A smartphone with a Neuralink logo displayed is placed on a computer motherboard in this illustration taken.

Neuralink, Elon Musk’s brain-chip company, aims to enroll three patients to evaluate its device in a study expected to take several years to complete, according to details on the U.S. government’s clinical trials database.

The company had sought to enroll 10 patients when it applied to U.S. regulators to begin clinical trials, Reuters reported last year.

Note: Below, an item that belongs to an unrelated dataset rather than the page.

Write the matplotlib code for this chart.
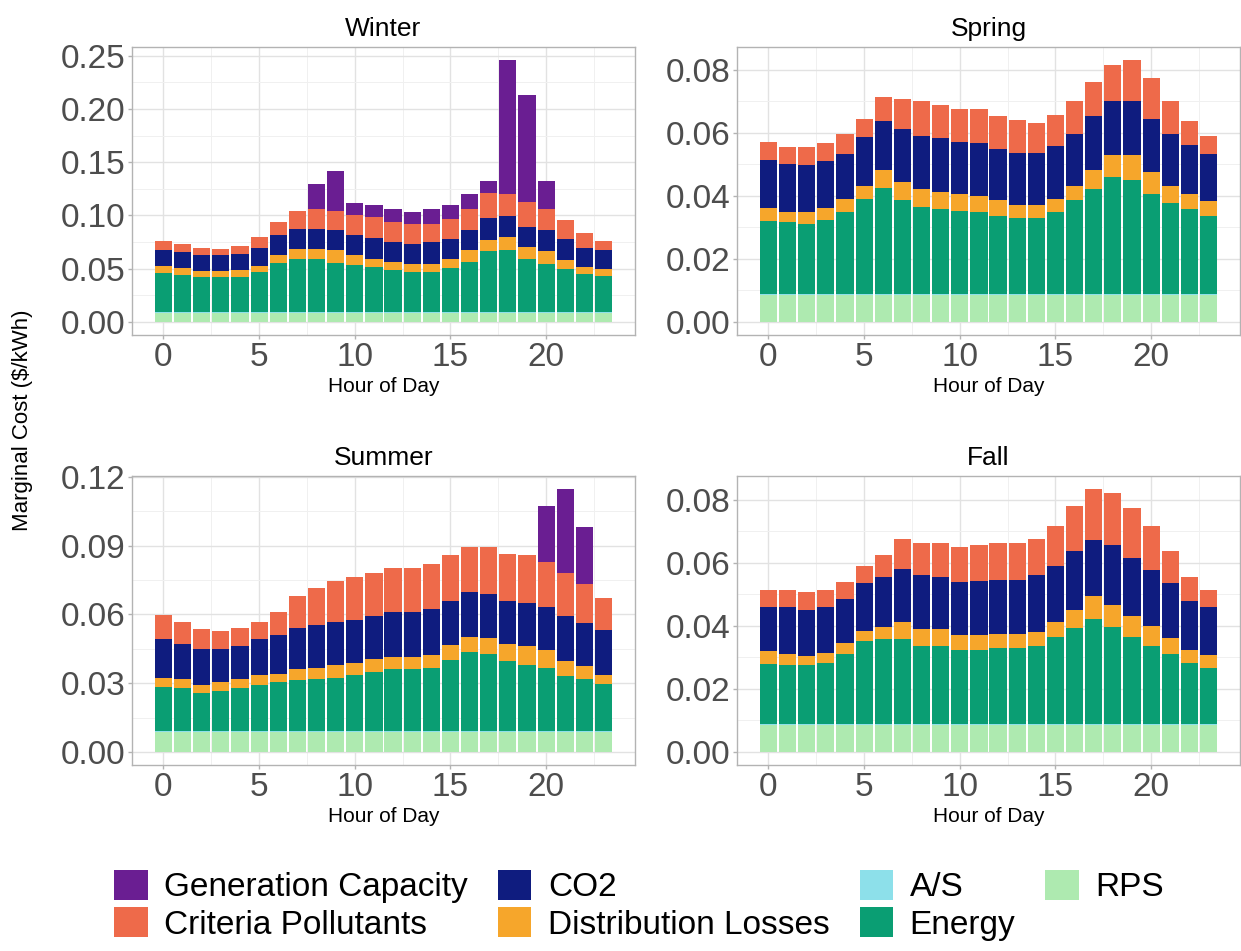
import numpy as np
from matplotlib import pyplot as plt
from matplotlib.patches import Patch
from matplotlib.ticker import MultipleLocator, FormatStrFormatter

plt.rcParams['font.family'] = ['Liberation Sans', 'DejaVu Sans']

hours = np.arange(24)

# marginal cost components ($/kWh), hour 0..23
rps = [0.0085, 0.0085, 0.0085, 0.0085, 0.0085, 0.0085, 0.0085, 0.0085, 0.0085, 0.0085, 0.0085, 0.0085,
       0.0085, 0.0085, 0.0085, 0.0085, 0.0085, 0.0085, 0.0085, 0.0085, 0.0085, 0.0085, 0.0085, 0.0085]
a_s = [0.0004, 0.0004, 0.0004, 0.0004, 0.0004, 0.0004, 0.0004, 0.0004, 0.0004, 0.0004, 0.0004, 0.0004,
       0.0004, 0.0004, 0.0004, 0.0004, 0.0004, 0.0004, 0.0004, 0.0004, 0.0004, 0.0004, 0.0004, 0.0004]
no_cap = [0.0, 0.0, 0.0, 0.0, 0.0, 0.0, 0.0, 0.0, 0.0, 0.0, 0.0, 0.0,
          0.0, 0.0, 0.0, 0.0, 0.0, 0.0, 0.0, 0.0, 0.0, 0.0, 0.0, 0.0]

winter_energy = [0.0368, 0.0352, 0.0336, 0.0331, 0.0331, 0.0384, 0.0466, 0.0504, 0.0504, 0.0466, 0.0447, 0.0425,
                 0.0402, 0.0384, 0.0384, 0.0421, 0.0472, 0.0573, 0.0591, 0.0504, 0.0456, 0.0409, 0.0362, 0.0340]
winter_dist = [0.0066, 0.0064, 0.0057, 0.0060, 0.0065, 0.0056, 0.0069, 0.0094, 0.0094, 0.0125, 0.0094, 0.0079,
               0.0076, 0.0072, 0.0072, 0.0083, 0.0110, 0.0110, 0.0117, 0.0110, 0.0117, 0.0079, 0.0063, 0.0069]
winter_co2 = [0.0157, 0.0151, 0.0148, 0.0150, 0.0151, 0.0168, 0.0189, 0.0189, 0.0189, 0.0180, 0.0183, 0.0197,
              0.0183, 0.0189, 0.0205, 0.0182, 0.0189, 0.0205, 0.0199, 0.0189, 0.0198, 0.0198, 0.0180, 0.0180]
winter_crit = [0.0080, 0.0078, 0.0064, 0.0058, 0.0076, 0.0100, 0.0127, 0.0164, 0.0183, 0.0183, 0.0189, 0.0193,
               0.0190, 0.0189, 0.0173, 0.0189, 0.0205, 0.0230, 0.0205, 0.0236, 0.0205, 0.0180, 0.0141, 0.0078]
winter_cap = [0.0, 0.0, 0.0, 0.0, 0.0, 0.0, 0.0, 0.0, 0.0241, 0.0377, 0.0118, 0.0114,
              0.0119, 0.0111, 0.0136, 0.0133, 0.0135, 0.0113, 0.1259, 0.1008, 0.0255, 0.0, 0.0, 0.0]

spring_energy = [0.0232, 0.0227, 0.0222, 0.0235, 0.0261, 0.0301, 0.0335, 0.0299, 0.0275, 0.0269, 0.0264, 0.0261,
                 0.0248, 0.0241, 0.0241, 0.0261, 0.0296, 0.0333, 0.0370, 0.0362, 0.0315, 0.0288, 0.0269, 0.0248]
spring_dist = [0.0040, 0.0034, 0.0039, 0.0037, 0.0040, 0.0042, 0.0056, 0.0057, 0.0056, 0.0055, 0.0053, 0.0049,
               0.0048, 0.0041, 0.0041, 0.0040, 0.0047, 0.0058, 0.0071, 0.0079, 0.0071, 0.0055, 0.0048, 0.0046]
spring_co2 = [0.0153, 0.0151, 0.0146, 0.0148, 0.0143, 0.0154, 0.0157, 0.0168, 0.0169, 0.0170, 0.0164, 0.0169,
              0.0164, 0.0164, 0.0164, 0.0168, 0.0165, 0.0173, 0.0169, 0.0169, 0.0169, 0.0165, 0.0156, 0.0150]
spring_crit = [0.0056, 0.0053, 0.0058, 0.0059, 0.0064, 0.0058, 0.0076, 0.0093, 0.0110, 0.0104, 0.0104, 0.0106,
               0.0104, 0.0104, 0.0097, 0.0099, 0.0102, 0.0108, 0.0117, 0.0131, 0.0130, 0.0102, 0.0075, 0.0056]

summer_energy = [0.0195, 0.0188, 0.0170, 0.0177, 0.0188, 0.0205, 0.0214, 0.0224, 0.0227, 0.0234, 0.0246, 0.0260,
                 0.0271, 0.0271, 0.0279, 0.0311, 0.0345, 0.0338, 0.0308, 0.0292, 0.0278, 0.0243, 0.0227, 0.0207]
summer_dist = [0.0039, 0.0039, 0.0035, 0.0037, 0.0039, 0.0041, 0.0039, 0.0047, 0.0052, 0.0056, 0.0051, 0.0056,
               0.0055, 0.0055, 0.0057, 0.0066, 0.0068, 0.0071, 0.0073, 0.0081, 0.0077, 0.0065, 0.0060, 0.0039]
summer_co2 = [0.0169, 0.0157, 0.0157, 0.0148, 0.0147, 0.0157, 0.0168, 0.0179, 0.0188, 0.0189, 0.0189, 0.0189,
              0.0197, 0.0197, 0.0197, 0.0194, 0.0197, 0.0191, 0.0190, 0.0189, 0.0189, 0.0197, 0.0187, 0.0195]
summer_crit = [0.0105, 0.0095, 0.0086, 0.0078, 0.0076, 0.0076, 0.0102, 0.0141, 0.0160, 0.0177, 0.0189, 0.0188,
               0.0189, 0.0189, 0.0198, 0.0199, 0.0196, 0.0206, 0.0206, 0.0208, 0.0197, 0.0189, 0.0172, 0.0142]
summer_cap = [0.0, 0.0, 0.0, 0.0, 0.0, 0.0, 0.0, 0.0, 0.0, 0.0, 0.0, 0.0,
              0.0, 0.0, 0.0, 0.0, 0.0, 0.0, 0.0, 0.0, 0.0245, 0.0364, 0.0245, 0.0]

fall_energy = [0.0188, 0.0186, 0.0186, 0.0193, 0.0221, 0.0262, 0.0268, 0.0270, 0.0247, 0.0247, 0.0233, 0.0233,
               0.0239, 0.0239, 0.0246, 0.0274, 0.0304, 0.0332, 0.0307, 0.0274, 0.0247, 0.0221, 0.0193, 0.0178]
fall_dist = [0.0042, 0.0034, 0.0029, 0.0030, 0.0036, 0.0032, 0.0039, 0.0053, 0.0055, 0.0055, 0.0048, 0.0048,
             0.0047, 0.0047, 0.0046, 0.0049, 0.0058, 0.0073, 0.0071, 0.0067, 0.0062, 0.0051, 0.0040, 0.0040]
fall_co2 = [0.0141, 0.0151, 0.0147, 0.0148, 0.0140, 0.0151, 0.0159, 0.0169, 0.0169, 0.0164, 0.0169, 0.0172,
            0.0171, 0.0171, 0.0179, 0.0177, 0.0185, 0.0177, 0.0190, 0.0186, 0.0178, 0.0173, 0.0157, 0.0153]
fall_crit = [0.0053, 0.0053, 0.0056, 0.0053, 0.0053, 0.0055, 0.0069, 0.0095, 0.0103, 0.0108, 0.0111, 0.0113,
             0.0117, 0.0117, 0.0116, 0.0128, 0.0143, 0.0162, 0.0164, 0.0156, 0.0141, 0.0102, 0.0076, 0.0053]

# stacking order, bottom to top
layers = ['RPS', 'A/S', 'Energy', 'Distribution Losses', 'CO2', 'Criteria Pollutants', 'Generation Capacity']
legend_order = ['Generation Capacity', 'Criteria Pollutants', 'CO2', 'Distribution Losses', 'A/S', 'Energy', 'RPS']
colors = {
    'RPS': '#AEEAB0',
    'A/S': '#8DE0EA',
    'Energy': '#0A9E73',
    'Distribution Losses': '#F6A62B',
    'CO2': '#0F1C7F',
    'Criteria Pollutants': '#EE6A4A',
    'Generation Capacity': '#6A1E92',
}

seasons = [
    ('Winter', [132, 335, 288], 0.05, '%.2f',
     [rps, a_s, winter_energy, winter_dist, winter_co2, winter_crit, winter_cap]),
    ('Spring', [737, 335, 288], 0.02, '%.2f',
     [rps, a_s, spring_energy, spring_dist, spring_co2, spring_crit, no_cap]),
    ('Summer', [132, 765, 289], 0.03, '%.2f',
     [rps, a_s, summer_energy, summer_dist, summer_co2, summer_crit, summer_cap]),
    ('Fall', [737, 765, 289], 0.02, '%.2f',
     [rps, a_s, fall_energy, fall_dist, fall_co2, fall_crit, no_cap]),
]

W, H = 1241, 951
fig = plt.figure(figsize=(W / 100, H / 100), dpi=100)

for title, (left, bottom_px, height_px), ystep, fmt, series in seasons:
    ax = fig.add_axes([left / W, 1 - bottom_px / H, 503 / W, height_px / H])
    bottom = np.zeros(len(hours))
    for name, vals in zip(layers, series):
        vals = np.array(vals)
        ax.bar(hours, vals, 0.9, bottom=bottom, color=colors[name], linewidth=0)
        bottom += vals
    top = bottom.max()
    ax.set_xlim(-1.645, 24.645)
    ax.set_ylim(-0.05 * top, 1.05 * top)
    ax.xaxis.set_major_locator(MultipleLocator(5))
    ax.xaxis.set_minor_locator(MultipleLocator(2.5))
    ax.yaxis.set_major_locator(MultipleLocator(ystep))
    ax.yaxis.set_minor_locator(MultipleLocator(ystep / 2))
    ax.yaxis.set_major_formatter(FormatStrFormatter(fmt))
    ax.grid(which='major', color='#E2E2E2', linewidth=1.0)
    ax.grid(which='minor', color='#F0F0F0', linewidth=0.7)
    ax.set_axisbelow(True)
    for sp in ax.spines.values():
        sp.set_color('#B3B3B3')
        sp.set_linewidth(1.0)
    ax.tick_params(which='major', length=3, width=1, color='#B3B3B3',
                   labelsize=24, labelcolor='#4D4D4D', pad=2)
    ax.tick_params(which='minor', length=0)
    ax.set_title(title, fontsize=19, pad=8)
    ax.set_xlabel('Hour of Day', fontsize=15, labelpad=3)

fig.text(0.018, 1 - 420 / H, 'Marginal Cost ($/kWh)', rotation=90,
         ha='center', va='center', fontsize=16)

handles = [Patch(facecolor=colors[n], edgecolor='none') for n in legend_order]
fig.legend(handles, legend_order, loc='center', bbox_to_anchor=(0.515, 0.048), ncol=4,
           frameon=False, fontsize=24, handlelength=1.0, handleheight=1.0,
           handletextpad=0.5, columnspacing=0.9, labelspacing=0.12)

fig.savefig('out.png', dpi=100)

Neuralink is testing its implant designed to give paralyzed patients the ability to use digital devices by thinking alone, a prospect that could help people with spinal cord injuries.

Before Neuralink posted details of its trial this week, the company faced criticism from brain implant researchers and former regulatory officials for not sharing information about the study, as is common in the industry.

The U.S. Food and Drug Administration, which approved the clinical trial, said it generally likes companies to publish information about their studies to enhance public trust and honor patients who participate.

The FDA declined to comment on Neuralink, and company executives did not respond to a request for comment.

Neuralink’s study is estimated to have a primary completion date of 2026, with the full study expected to be complete in 2031. The study will enroll patients between the ages of 22 and 75 years with conditions such as quadriplegia.

According to eligibility criteria posted on the database, patients must have limited mobility without improvement for at least one year, with a life expectancy greater than or equal to 12 months.

Eligible patients must have very limited or no hand, wrist, and arm movement due to spinal cord injury or a neurological disorder called amyotrophic lateral sclerosis (ALS).

The “first-in-human early feasibility study” began in January, according to the registry details posted on Monday.

Early feasibility studies are exempt from a requirement to post trial details on the U.S. National Institutes of Health’s ClinicalTrials.gov website, but major medical journals often require trials to be registered on the database.

Neuralink has for years fielded calls from interested patients, well before the company received approval last year to begin conducting trials in people, Neuralink sources said.

The study uses a robot to surgically place a brain-computer interface (BCI) implant in a region of the brain that controls the intention to move, Neuralink had said.

In January, Neuralink implanted the device in the brain of its first patient, Noland Arbaugh, who is paralyzed from the shoulders down due to a 2016 diving accident.

The device has allowed Arbaugh to play video games, browse the internet and move a computer cursor on his laptop by thinking alone, according to company blog posts and videos.